Supplied information:
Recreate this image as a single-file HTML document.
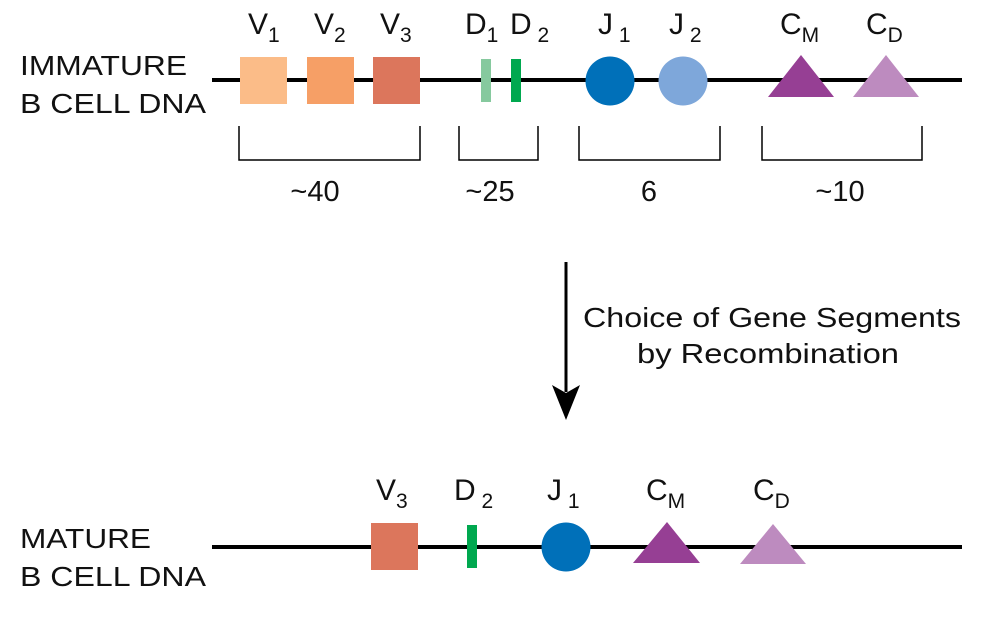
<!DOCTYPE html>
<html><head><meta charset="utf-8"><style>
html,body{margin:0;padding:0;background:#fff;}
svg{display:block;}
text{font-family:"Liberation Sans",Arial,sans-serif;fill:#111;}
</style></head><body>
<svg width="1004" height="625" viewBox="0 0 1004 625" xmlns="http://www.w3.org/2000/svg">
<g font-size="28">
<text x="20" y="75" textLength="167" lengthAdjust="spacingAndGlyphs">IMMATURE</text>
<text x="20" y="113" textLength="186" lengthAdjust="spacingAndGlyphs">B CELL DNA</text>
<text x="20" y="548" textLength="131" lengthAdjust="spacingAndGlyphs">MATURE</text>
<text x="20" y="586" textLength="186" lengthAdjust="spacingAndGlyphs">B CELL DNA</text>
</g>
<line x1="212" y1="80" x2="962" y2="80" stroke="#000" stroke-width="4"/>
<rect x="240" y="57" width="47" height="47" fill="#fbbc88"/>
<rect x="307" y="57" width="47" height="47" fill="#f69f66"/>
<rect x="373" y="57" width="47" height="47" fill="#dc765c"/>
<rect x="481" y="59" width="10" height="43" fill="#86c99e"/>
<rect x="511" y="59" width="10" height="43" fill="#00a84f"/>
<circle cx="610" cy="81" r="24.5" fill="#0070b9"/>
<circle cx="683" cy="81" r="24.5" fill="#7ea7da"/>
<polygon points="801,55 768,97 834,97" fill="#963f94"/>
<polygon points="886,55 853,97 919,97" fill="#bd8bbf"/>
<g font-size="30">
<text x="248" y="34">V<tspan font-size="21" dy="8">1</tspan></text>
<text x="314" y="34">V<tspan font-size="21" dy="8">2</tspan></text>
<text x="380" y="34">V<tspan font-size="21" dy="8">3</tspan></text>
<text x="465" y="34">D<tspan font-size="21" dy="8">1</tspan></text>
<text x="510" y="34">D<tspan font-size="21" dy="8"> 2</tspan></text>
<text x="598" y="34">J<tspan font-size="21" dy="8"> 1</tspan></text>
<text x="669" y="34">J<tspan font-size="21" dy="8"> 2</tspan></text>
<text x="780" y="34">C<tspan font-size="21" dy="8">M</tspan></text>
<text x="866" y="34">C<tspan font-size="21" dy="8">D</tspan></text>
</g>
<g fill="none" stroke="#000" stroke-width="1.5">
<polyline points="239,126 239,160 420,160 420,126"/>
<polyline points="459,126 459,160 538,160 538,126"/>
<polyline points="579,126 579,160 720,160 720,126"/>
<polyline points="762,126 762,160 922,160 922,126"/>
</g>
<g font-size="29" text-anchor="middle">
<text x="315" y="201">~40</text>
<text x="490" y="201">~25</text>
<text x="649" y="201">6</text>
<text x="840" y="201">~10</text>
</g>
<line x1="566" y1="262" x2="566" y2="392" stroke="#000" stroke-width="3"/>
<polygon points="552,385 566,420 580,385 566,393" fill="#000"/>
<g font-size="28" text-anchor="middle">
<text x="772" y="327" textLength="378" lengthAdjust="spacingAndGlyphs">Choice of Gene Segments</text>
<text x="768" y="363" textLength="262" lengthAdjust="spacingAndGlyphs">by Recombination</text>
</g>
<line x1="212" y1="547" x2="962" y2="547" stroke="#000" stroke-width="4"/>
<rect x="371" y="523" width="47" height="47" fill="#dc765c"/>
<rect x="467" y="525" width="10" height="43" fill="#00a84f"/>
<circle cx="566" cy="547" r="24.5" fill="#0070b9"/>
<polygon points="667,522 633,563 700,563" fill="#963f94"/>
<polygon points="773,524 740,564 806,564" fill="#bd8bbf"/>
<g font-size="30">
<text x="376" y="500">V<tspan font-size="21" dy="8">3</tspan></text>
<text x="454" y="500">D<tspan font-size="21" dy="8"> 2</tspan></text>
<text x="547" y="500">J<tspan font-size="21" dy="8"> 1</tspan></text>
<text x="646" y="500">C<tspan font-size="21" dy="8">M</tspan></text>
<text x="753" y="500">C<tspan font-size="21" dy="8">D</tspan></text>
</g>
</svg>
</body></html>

Exercise brief:
Do not include the images; transcribe the rest of the listing exactly.

Response to the exercise:
Recreate this image as a single-file HTML document.
<!DOCTYPE html>
<html><head><meta charset="utf-8"><style>
html,body{margin:0;padding:0;background:#fff;}
svg{display:block;}
text{font-family:"Liberation Sans",Arial,sans-serif;fill:#111;}
</style></head><body>
<svg width="1004" height="625" viewBox="0 0 1004 625" xmlns="http://www.w3.org/2000/svg">
<g font-size="28">
<text x="20" y="75" textLength="167" lengthAdjust="spacingAndGlyphs">IMMATURE</text>
<text x="20" y="113" textLength="186" lengthAdjust="spacingAndGlyphs">B CELL DNA</text>
<text x="20" y="548" textLength="131" lengthAdjust="spacingAndGlyphs">MATURE</text>
<text x="20" y="586" textLength="186" lengthAdjust="spacingAndGlyphs">B CELL DNA</text>
</g>
<line x1="212" y1="80" x2="962" y2="80" stroke="#000" stroke-width="4"/>
<rect x="240" y="57" width="47" height="47" fill="#fbbc88"/>
<rect x="307" y="57" width="47" height="47" fill="#f69f66"/>
<rect x="373" y="57" width="47" height="47" fill="#dc765c"/>
<rect x="481" y="59" width="10" height="43" fill="#86c99e"/>
<rect x="511" y="59" width="10" height="43" fill="#00a84f"/>
<circle cx="610" cy="81" r="24.5" fill="#0070b9"/>
<circle cx="683" cy="81" r="24.5" fill="#7ea7da"/>
<polygon points="801,55 768,97 834,97" fill="#963f94"/>
<polygon points="886,55 853,97 919,97" fill="#bd8bbf"/>
<g font-size="30">
<text x="248" y="34">V<tspan font-size="21" dy="8">1</tspan></text>
<text x="314" y="34">V<tspan font-size="21" dy="8">2</tspan></text>
<text x="380" y="34">V<tspan font-size="21" dy="8">3</tspan></text>
<text x="465" y="34">D<tspan font-size="21" dy="8">1</tspan></text>
<text x="510" y="34">D<tspan font-size="21" dy="8"> 2</tspan></text>
<text x="598" y="34">J<tspan font-size="21" dy="8"> 1</tspan></text>
<text x="669" y="34">J<tspan font-size="21" dy="8"> 2</tspan></text>
<text x="780" y="34">C<tspan font-size="21" dy="8">M</tspan></text>
<text x="866" y="34">C<tspan font-size="21" dy="8">D</tspan></text>
</g>
<g fill="none" stroke="#000" stroke-width="1.5">
<polyline points="239,126 239,160 420,160 420,126"/>
<polyline points="459,126 459,160 538,160 538,126"/>
<polyline points="579,126 579,160 720,160 720,126"/>
<polyline points="762,126 762,160 922,160 922,126"/>
</g>
<g font-size="29" text-anchor="middle">
<text x="315" y="201">~40</text>
<text x="490" y="201">~25</text>
<text x="649" y="201">6</text>
<text x="840" y="201">~10</text>
</g>
<line x1="566" y1="262" x2="566" y2="392" stroke="#000" stroke-width="3"/>
<polygon points="552,385 566,420 580,385 566,393" fill="#000"/>
<g font-size="28" text-anchor="middle">
<text x="772" y="327" textLength="378" lengthAdjust="spacingAndGlyphs">Choice of Gene Segments</text>
<text x="768" y="363" textLength="262" lengthAdjust="spacingAndGlyphs">by Recombination</text>
</g>
<line x1="212" y1="547" x2="962" y2="547" stroke="#000" stroke-width="4"/>
<rect x="371" y="523" width="47" height="47" fill="#dc765c"/>
<rect x="467" y="525" width="10" height="43" fill="#00a84f"/>
<circle cx="566" cy="547" r="24.5" fill="#0070b9"/>
<polygon points="667,522 633,563 700,563" fill="#963f94"/>
<polygon points="773,524 740,564 806,564" fill="#bd8bbf"/>
<g font-size="30">
<text x="376" y="500">V<tspan font-size="21" dy="8">3</tspan></text>
<text x="454" y="500">D<tspan font-size="21" dy="8"> 2</tspan></text>
<text x="547" y="500">J<tspan font-size="21" dy="8"> 1</tspan></text>
<text x="646" y="500">C<tspan font-size="21" dy="8">M</tspan></text>
<text x="753" y="500">C<tspan font-size="21" dy="8">D</tspan></text>
</g>
</svg>
</body></html>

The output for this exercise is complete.